• RECORDS SHOWN:
--- start ---

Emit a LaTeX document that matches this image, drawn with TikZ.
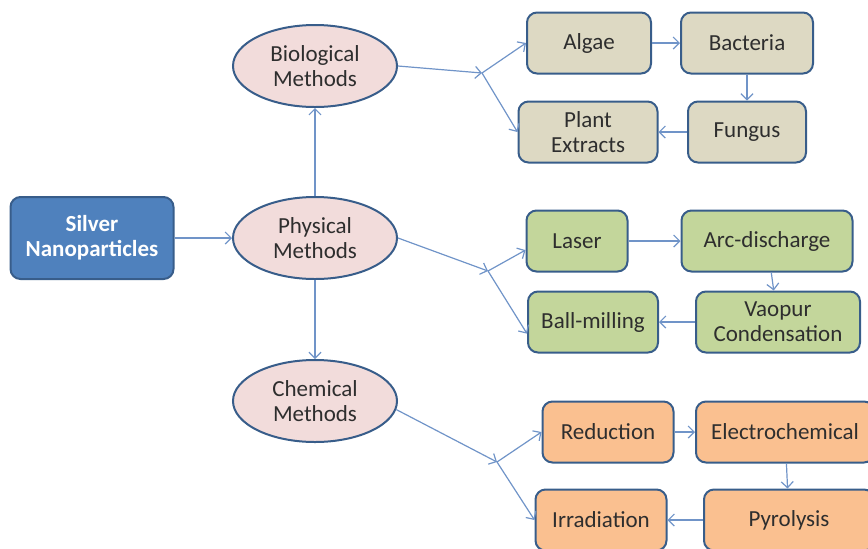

--- end ---
--- start ---

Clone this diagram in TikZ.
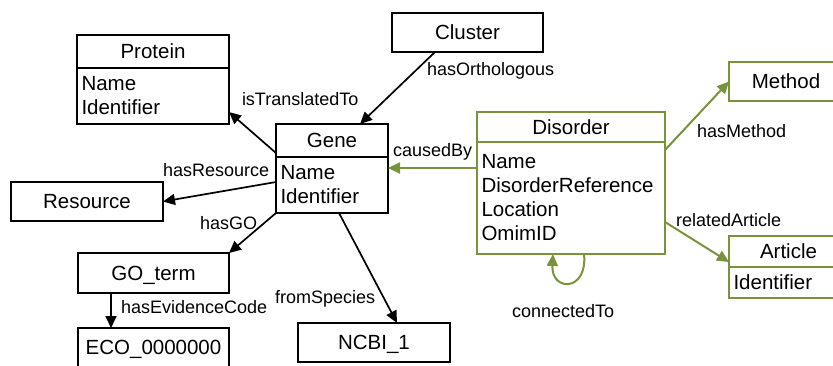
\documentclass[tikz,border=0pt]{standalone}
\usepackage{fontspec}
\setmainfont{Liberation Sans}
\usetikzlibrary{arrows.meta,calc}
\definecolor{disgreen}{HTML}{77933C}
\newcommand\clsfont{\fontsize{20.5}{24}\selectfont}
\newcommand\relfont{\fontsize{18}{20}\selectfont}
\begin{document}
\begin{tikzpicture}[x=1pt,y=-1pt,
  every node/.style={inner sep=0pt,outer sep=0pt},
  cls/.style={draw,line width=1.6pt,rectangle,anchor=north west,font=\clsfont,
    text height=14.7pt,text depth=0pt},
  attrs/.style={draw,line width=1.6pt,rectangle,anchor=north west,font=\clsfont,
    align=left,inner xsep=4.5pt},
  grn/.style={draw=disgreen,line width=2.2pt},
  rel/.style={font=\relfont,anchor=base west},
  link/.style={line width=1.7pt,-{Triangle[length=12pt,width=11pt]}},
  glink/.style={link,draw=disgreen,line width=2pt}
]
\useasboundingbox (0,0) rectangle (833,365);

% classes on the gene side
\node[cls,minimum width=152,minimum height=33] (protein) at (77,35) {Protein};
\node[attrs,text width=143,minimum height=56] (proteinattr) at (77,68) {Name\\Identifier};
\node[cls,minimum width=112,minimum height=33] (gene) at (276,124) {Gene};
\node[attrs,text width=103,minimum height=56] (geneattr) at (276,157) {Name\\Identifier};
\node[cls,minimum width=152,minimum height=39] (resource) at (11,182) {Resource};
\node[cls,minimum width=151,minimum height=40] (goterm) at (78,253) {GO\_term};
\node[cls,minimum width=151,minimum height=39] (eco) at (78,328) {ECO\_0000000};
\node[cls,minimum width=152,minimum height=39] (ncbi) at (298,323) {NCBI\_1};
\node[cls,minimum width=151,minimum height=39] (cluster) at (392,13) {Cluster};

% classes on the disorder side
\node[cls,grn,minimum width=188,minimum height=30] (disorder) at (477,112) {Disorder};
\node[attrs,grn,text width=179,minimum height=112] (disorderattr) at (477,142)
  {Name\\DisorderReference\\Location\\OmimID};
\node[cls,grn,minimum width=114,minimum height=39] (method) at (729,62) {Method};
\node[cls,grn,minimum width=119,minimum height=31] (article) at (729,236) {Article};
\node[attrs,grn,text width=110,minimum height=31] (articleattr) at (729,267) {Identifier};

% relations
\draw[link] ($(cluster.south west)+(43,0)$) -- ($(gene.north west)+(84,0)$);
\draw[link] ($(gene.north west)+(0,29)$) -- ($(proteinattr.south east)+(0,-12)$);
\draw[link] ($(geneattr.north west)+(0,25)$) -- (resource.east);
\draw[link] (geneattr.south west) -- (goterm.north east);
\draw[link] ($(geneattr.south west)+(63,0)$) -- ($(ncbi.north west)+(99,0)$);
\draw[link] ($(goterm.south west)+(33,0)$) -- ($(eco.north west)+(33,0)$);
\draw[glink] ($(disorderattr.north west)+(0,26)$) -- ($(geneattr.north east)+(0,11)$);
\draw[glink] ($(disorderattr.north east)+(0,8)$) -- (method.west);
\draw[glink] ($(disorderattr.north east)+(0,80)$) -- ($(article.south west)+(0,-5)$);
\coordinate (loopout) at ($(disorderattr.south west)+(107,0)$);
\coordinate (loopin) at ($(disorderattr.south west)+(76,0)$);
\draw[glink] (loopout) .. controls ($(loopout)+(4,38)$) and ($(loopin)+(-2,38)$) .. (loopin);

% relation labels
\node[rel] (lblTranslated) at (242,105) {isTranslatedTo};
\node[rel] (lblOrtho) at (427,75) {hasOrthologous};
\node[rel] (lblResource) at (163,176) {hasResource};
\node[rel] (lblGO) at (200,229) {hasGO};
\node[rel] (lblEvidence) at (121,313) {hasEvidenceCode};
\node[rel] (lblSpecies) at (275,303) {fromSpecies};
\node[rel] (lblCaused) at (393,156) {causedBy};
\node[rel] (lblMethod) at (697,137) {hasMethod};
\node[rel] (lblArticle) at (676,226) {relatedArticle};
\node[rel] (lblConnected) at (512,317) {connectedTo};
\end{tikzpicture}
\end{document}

--- end ---

• TASK BRIEF:
Which lines hold the word "this"? Copy every one of them.

• OUTPUT OF THE TASK:
Emit a LaTeX document that matches this image, drawn with TikZ.
Clone this diagram in TikZ.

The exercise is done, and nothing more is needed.